La déception est immense, mais la participation de l’équipe d’Albanie à ce grand tournoi a eu des effets positifs tous azimuts, bien au-delà du football.
Pour commencer, elle a une portée symbolique forte. Tout d’abord, les Albanais, pour la première fois de leur histoire, ont arboré leurs symboles nationaux lors d’un événement commun festif, et ce dans une optique inclusive et intégratrice au sein de la famille européenne. Leur participation à cette compétition sportive a été vécue comme une sorte de délivrance, car elle a remédié au mauvais sentiment historique d’être les mal-aimés de l’Europe. Sensation renforcée par l’existence d’une certaine propagande historique y contribuant. A défaut d’entamer des négociations en vue d’une adhésion à l’Union européenne, cette participation à l’Euro, en tant que nation, a suscité une vraie énergie positive et a contribué à renforcer le sentiment d’appartenance européenne des Albanais. Ce sentiment est largement partagé au sein de la nombreuse diaspora, souvent binationale, et qui n’a pas hésité à se déplacer en masse lors des trois matchs pour soutenir son équipe «Kuq e zi», elle aussi composée en majorité de joueurs issus de la diaspora.
Ensuite, sur le plan de l’image, les matches de l’Albanie ont généré une vague d’empathie envers cette population et les pays qu’ils habitent, demeurés jusqu’ici méconnus, et parfois vus comme des pays culturellement éloignés. Ironie de l’actualité, l’Albanie a même servi d’archétype de pays arriéré et sous-développé par les partisans du Brexit, illustrant ce que deviendrait la Grande-Bretagne si elle devait demeurer au sein de l’UE. Cette arrogance reflète un mépris envers toute une population et une région que le destin historique – souvent conditionné par des facteurs externes – a tenue à l’écart de la famille européenne.
Revenez quand vous voulez
La composition souvent mixte des groupes de supporters, leur comportement fraternel, pacifique, festif et fair-play, même lors des défaites, ont marqué les esprits des citoyens des villes de Lens, de Marseille et de Lyon. «Albanais, revenez quand vous le voulez!», a titré la presse marseillaise. La vague de sympathie suscitée lors de ce rassemblement sportif de haute volée va bien au-delà de l’image stéréotypée largement diffusée sur les réseaux sociaux des deux supportrices qui ont exhibé leur généreuse poitrine afin d’attirer – avec beaucoup de succès – sur elle les caméras du monde entier.
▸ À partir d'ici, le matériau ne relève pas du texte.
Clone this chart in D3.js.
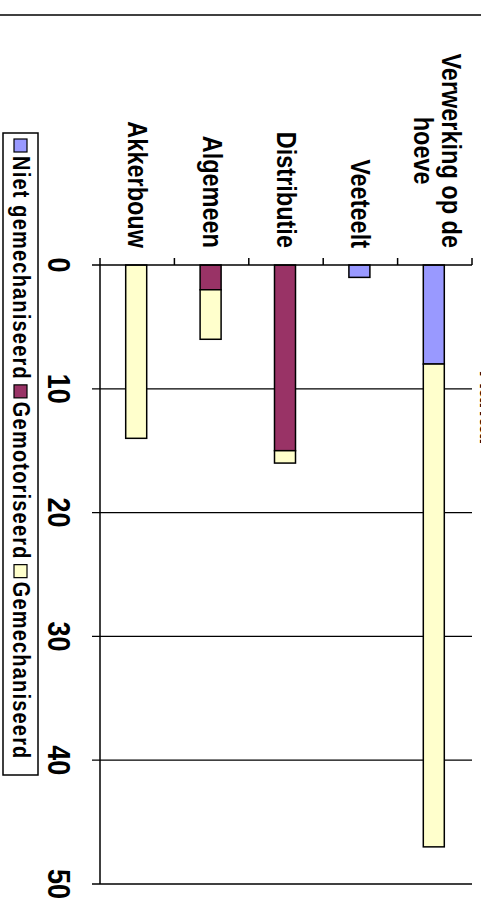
<!DOCTYPE html>
<html><head><meta charset="utf-8">
<script src="https://cdn.jsdelivr.net/npm/d3@7"></script>
<style>
html,body{margin:0;padding:0;background:#fff;}
svg{display:block;}
text{font-family:"Liberation Sans",Arial,sans-serif;font-weight:bold;fill:#000;}
</style></head>
<body>
<script>
const categories = ["Akkerbouw", "Algemeen", "Distributie", "Veeteelt", "Verwerking op de hoeve"];
const categoryLines = [["Akkerbouw"], ["Algemeen"], ["Distributie"], ["Veeteelt"], ["Verwerking op de", "hoeve"]];
const seriesNames = ["Niet gemechaniseerd", "Gemotoriseerd", "Gemechaniseerd"];
const nietGemechaniseerd = [0, 0, 0, 1, 8];
const gemotoriseerd = [0, 2, 15, 0, 0];
const gemechaniseerd = [14, 4, 1, 0, 39];
const valueTicks = [0, 10, 20, 30, 40, 50];
const colors = ["#9999FF", "#993366", "#FFFFCC"];
const title = "Aantal";

const W = 481, H = 918, SX = 1.18;
const svg = d3.select("body").append("svg").attr("width", W).attr("height", H);

const rows = categories.map((c, i) => ({
  cat: c,
  "Niet gemechaniseerd": nietGemechaniseerd[i],
  "Gemotoriseerd": gemotoriseerd[i],
  "Gemechaniseerd": gemechaniseerd[i]
}));
const stacked = d3.stack().keys(seriesNames)(rows);

const y = d3.scaleLinear().domain([0, 50]).range([265, 884]);
const x = d3.scaleBand().domain(categories).range([100, 472]);
const barW = 21;

function rot(px, py) { return `translate(${px},${py}) scale(${SX},1) rotate(90)`; }

// chart area top border
svg.append("line").attr("x1", 0).attr("x2", W).attr("y1", 15).attr("y2", 15)
  .attr("stroke", "#000").attr("stroke-width", 1.5);

// gridlines + value ticks
svg.append("g").selectAll("line").data(valueTicks.slice(1)).join("line")
  .attr("x1", 92).attr("x2", 472).attr("y1", d => y(d)).attr("y2", d => y(d))
  .attr("stroke", "#000").attr("stroke-width", 1.3);

// value axis line (original bottom axis)
svg.append("line").attr("x1", 100).attr("x2", 100).attr("y1", y(0)).attr("y2", y(50))
  .attr("stroke", "#000").attr("stroke-width", 1.5);

// value tick labels
svg.append("g").selectAll("text").data(valueTicks).join("text")
  .attr("transform", d => rot(48, y(d)))
  .attr("text-anchor", "middle").attr("font-size", 27)
  .text(d => d);

// bars
const g = svg.append("g");
stacked.forEach((s, si) => {
  g.append("g").selectAll("rect").data(s.filter(d => d[1] - d[0] > 0)).join("rect")
    .attr("x", d => x(d.data.cat) + x.bandwidth() / 2 - barW / 2 - 1)
    .attr("width", barW)
    .attr("y", d => y(d[0]))
    .attr("height", d => y(d[1]) - y(d[0]))
    .attr("fill", colors[si]).attr("stroke", "#000").attr("stroke-width", 1.5);
});

// category axis line (original left axis) with ticks
svg.append("line").attr("x1", 92).attr("x2", 472).attr("y1", y(0)).attr("y2", y(0))
  .attr("stroke", "#000").attr("stroke-width", 1.5);
const bounds = categories.map(c => x(c)).concat([x.range()[1]]);
svg.append("g").selectAll("line").data(bounds).join("line")
  .attr("x1", d => d).attr("x2", d => d).attr("y1", y(0) - 7).attr("y2", y(0))
  .attr("stroke", "#000").attr("stroke-width", 1.5);

// category labels
const catFont = 23.5;
categoryLines.forEach((lines, i) => {
  const cx = x(categories[i]) + x.bandwidth() / 2;
  const lineGap = 28;
  const n = lines.length;
  const grp = svg.append("g");
  const texts = lines.map((ln, li) => {
    const base = cx - 9 + ((n - 1) / 2 - li) * lineGap + (n > 1 ? 2 : 0);
    return grp.append("text").attr("font-size", catFont).text(ln).attr("data-base", base);
  });
  const lens = texts.map(t => t.node().getComputedTextLength());
  const maxL = d3.max(lens);
  const center = 248 - maxL / 2;
  texts.forEach((t) => {
    t.attr("text-anchor", "middle").attr("transform", rot(+t.attr("data-base"), center));
  });
});

// legend
const leg = svg.append("g");
leg.append("rect").attr("x", 3).attr("y", 133).attr("width", 35).attr("height", 642)
  .attr("fill", "#fff").attr("stroke", "#000").attr("stroke-width", 1.5);
let ly = 139;
seriesNames.forEach((nm, i) => {
  leg.append("rect").attr("x", 14).attr("y", ly).attr("width", 13).attr("height", 13)
    .attr("fill", colors[i]).attr("stroke", "#000").attr("stroke-width", 1.2);
  const t = leg.append("text").attr("font-size", 20).attr("letter-spacing", 1.2)
    .attr("transform", rot(13, ly + 17)).text(nm);
  ly += 17 + t.node().getComputedTextLength() + 5;
});

// title (mostly outside the visible area, as in the reference)
svg.append("text").attr("transform", rot(480, 408)).attr("text-anchor", "middle")
  .attr("font-size", 24).text(title);
</script>
</body></html>
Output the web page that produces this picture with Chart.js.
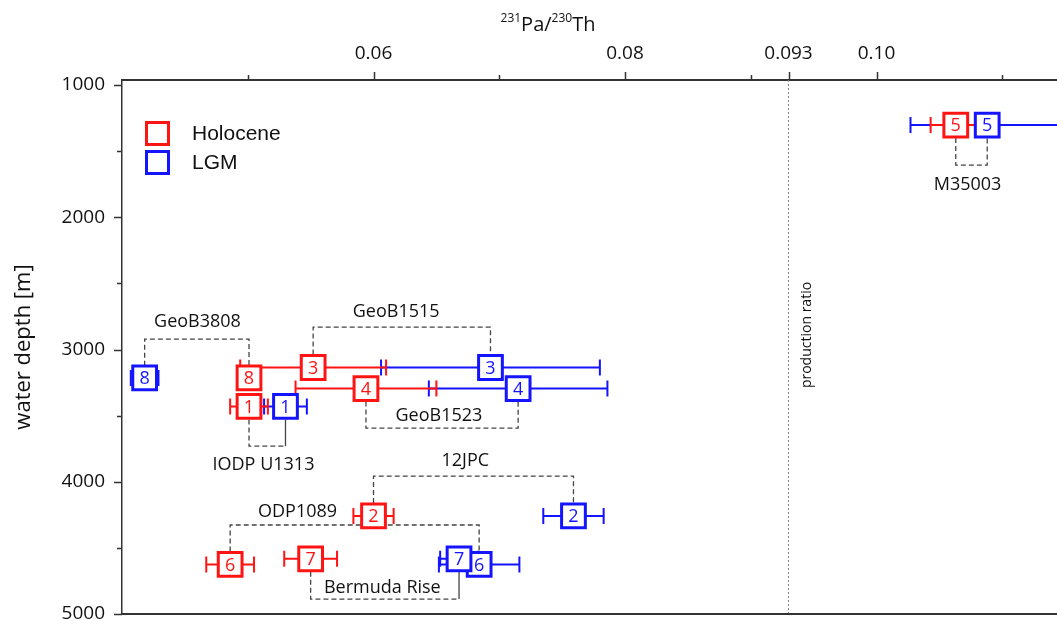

L’attitude de la diaspora albanaise envers la deuxième équipe de l’Albanie, c’est-à-dire l’équipe de Suisse, est exemplaire. Le respect et l’attention démontrés envers la Nati, aussi bien par les joueurs que par les supporters, démontre l’attachement de cette population originaire des Balkans à la Suisse et à ses valeurs. L’effet bénéfique de cette participation sur l’intégration de l’immigration en Suisse et en Europe est indéniable, car elle influence positivement la perception à l’égard de cette population immigrée.
Malheureusement, si la population albanaise a pu se faire mieux connaître et a réussi à susciter de l’empathie en France et au-delà, les autorités albanaises n’ont pas su saisir cette fenêtre exceptionnelle pour promouvoir les ressources touristiques du pays, avec ses 400 km de côtes de mer Adriatique et Ionienne, et un arrière-pays montagneux parsemé de vestiges latins, byzantins, ottomans, sans oublier les traces architecturales plus récentes de la période de dictature communiste.
Coup de main suisse?
La Suisse, qui est aussi de plus en plus présente sur le plan économique, pourrait aider ce pays dans cet indispensable travail de promotion, que ce soit sur le plan de son potentiel géographique, culturel ou historique. Ce pays a su marier harmonieusement l’islam, le catholicisme, l’orthodoxie et d’autres influences religieuses. Le Pape François l’a relevé lors de sa visite à Tirana.
Peu de gens savent que l’Albanie s’est aussi historiquement démarquée par des moments de solidarité insolites, et ce dans des périodes difficiles de l’histoire européenne. C’est l’un des seuls pays au monde où le nombre de Juifs a augmenté durant la Deuxième Guerre mondiale. Grâce à la tradition d’hospitalité et de solidarité de sa population, de nombreuses vies ont été épargnées. En bref, ce pays mérite d’être mieux connu.
Cet épisode sportif de l’Euro marque peut-être le début d’un rapprochement culturel entre l’Albanie et le monde occidental.